We came within points of hitting the same F1 accuracy scores as state-of-the-art models with just 20 human-labeled examples, versus the 25,000 needed prior.

Jaxon uses a mix of AI techniques to create training sets.

This experiment got the most lift from our unsupervised data augmentation, which supplements real data with synthetic data.


Results are presented with the model along the x-axis and corresponding F1 score on the y-axis.

These F1 metric scores (accuracy measurements) are calculated by measuring the model’s predictions against a holdout dataset sliced off from the original dataset.

Model F1 Accuracy

for IMDb Sentiment Analysis

*Augmented DistilBERT using Jaxon’s synthetic data


Experiments were conducted using the IMDb dataset described to the right.
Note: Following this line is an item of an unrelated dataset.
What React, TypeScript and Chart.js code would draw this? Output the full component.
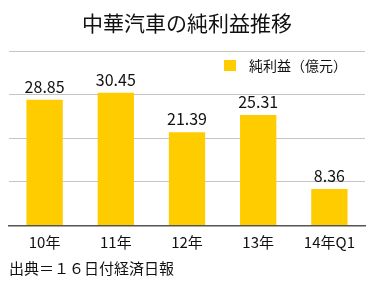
import React, { useEffect, useRef } from "react";
import { Chart, registerables } from "chart.js";

Chart.register(...registerables);

const categories = ["10年", "11年", "12年", "13年", "14年Q1"];
const profits = [28.85, 30.45, 21.39, 25.31, 8.36];
const seriesName = "純利益（億元）";
const titleText = "中華汽車の純利益推移";
const sourceText = "出典＝１６日付経済日報";
const yMin = 0;
const yMax = 40;
const yStep = 10;

const FONT = '"Noto Sans CJK JP", "Noto Sans", sans-serif';
const BAR_COLOR = "#FFCC00";

const labelPlugin = {
  id: "valueLabels",
  afterDatasetsDraw(chart: any) {
    const ctx = chart.ctx;
    const meta = chart.getDatasetMeta(0);
    ctx.save();
    ctx.font = `16px ${FONT}`;
    ctx.fillStyle = "#111";
    ctx.textAlign = "center";
    ctx.textBaseline = "bottom";
    meta.data.forEach((bar: any, i: number) => {
      ctx.fillText(profits[i].toFixed(2), bar.x, bar.y - 5);
    });
    ctx.restore();
  },
};

const legendPlugin = {
  id: "customLegend",
  afterDraw(chart: any) {
    const ctx = chart.ctx;
    const area = chart.chartArea;
    ctx.save();
    ctx.fillStyle = BAR_COLOR;
    const bx = area.right - 141;
    const by = area.top + 9;
    ctx.fillRect(bx, by, 12, 11);
    ctx.font = `14px ${FONT}`;
    ctx.fillStyle = "#111";
    ctx.textAlign = "left";
    ctx.textBaseline = "middle";
    ctx.fillText(seriesName, bx + 25, by + 5.5);
    ctx.restore();
  },
};

export default function App() {
  const ref = useRef<HTMLCanvasElement>(null);
  useEffect(() => {
    document.body.style.margin = "0";
    const chart = new Chart(ref.current!, {
      type: "bar",
      data: {
        labels: categories,
        datasets: [
          {
            label: seriesName,
            data: profits,
            backgroundColor: BAR_COLOR,
            borderWidth: 0,
            barPercentage: 0.6,
            categoryPercentage: 0.85,
          },
        ],
      },
      options: {
        animation: false,
        responsive: false,
        layout: { padding: { left: 9, right: 9, top: 0, bottom: 0 } },
        plugins: {
          legend: { display: false },
          tooltip: { enabled: false },
          title: {
            display: true,
            text: titleText,
            color: "#111",
            font: { family: FONT, size: 21, weight: "normal" },
            padding: { top: 10, bottom: 15.8 },
          },
          subtitle: {
            display: true,
            position: "bottom",
            align: "start",
            text: sourceText,
            color: "#111",
            font: { family: FONT, size: 15, weight: "normal" },
            padding: { top: 0, bottom: 6.5 },
          },
        },
        scales: {
          x: {
            grid: { display: false, drawTicks: false },
            border: { display: true, color: "#555", width: 1.5 },
            ticks: {
              color: "#111",
              font: { family: FONT, size: 15 },
              padding: 8,
            },
          },
          y: {
            min: yMin,
            max: yMax,
            ticks: { display: false, stepSize: yStep },
            grid: { color: "#c4c4c4", drawTicks: false, lineWidth: 1 },
            border: { display: false },
          },
        },
      },
      plugins: [labelPlugin, legendPlugin],
    });
    return () => chart.destroy();
  }, []);
  return (
    <div style={{ width: 374, height: 284 }}>
      <canvas ref={ref} width={374} height={284} style={{ width: 374, height: 284 }} />
    </div>
  );
}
Labels were stripped from the dataset, and the now-unlabeled dataset was uploaded into the Jaxon platform. Examples were classified within the platform as either a positive or negative review.

20 examples were manually labeled within the Jaxon platform, which took about half an hour. These 20 labeled examples and the rest of the unlabeled dataset (less 25% held out for testing) were then used to train an augmented DistilBERT model leveraging Jaxon’s unsupervised data augmentation technology.

The IMDb Dataset

The IMDb dataset is most commonly used to train models in order to classify the polarity of a given text. This data is comprised of 100,000 total movie review examples. Of these examples, 25,000 are labeled and 75,000 are unlabeled. The 25,000 labeled examples are classified as either a positive or negative review with a 50/50 split between the two (12,500 positive and 12,500 negative).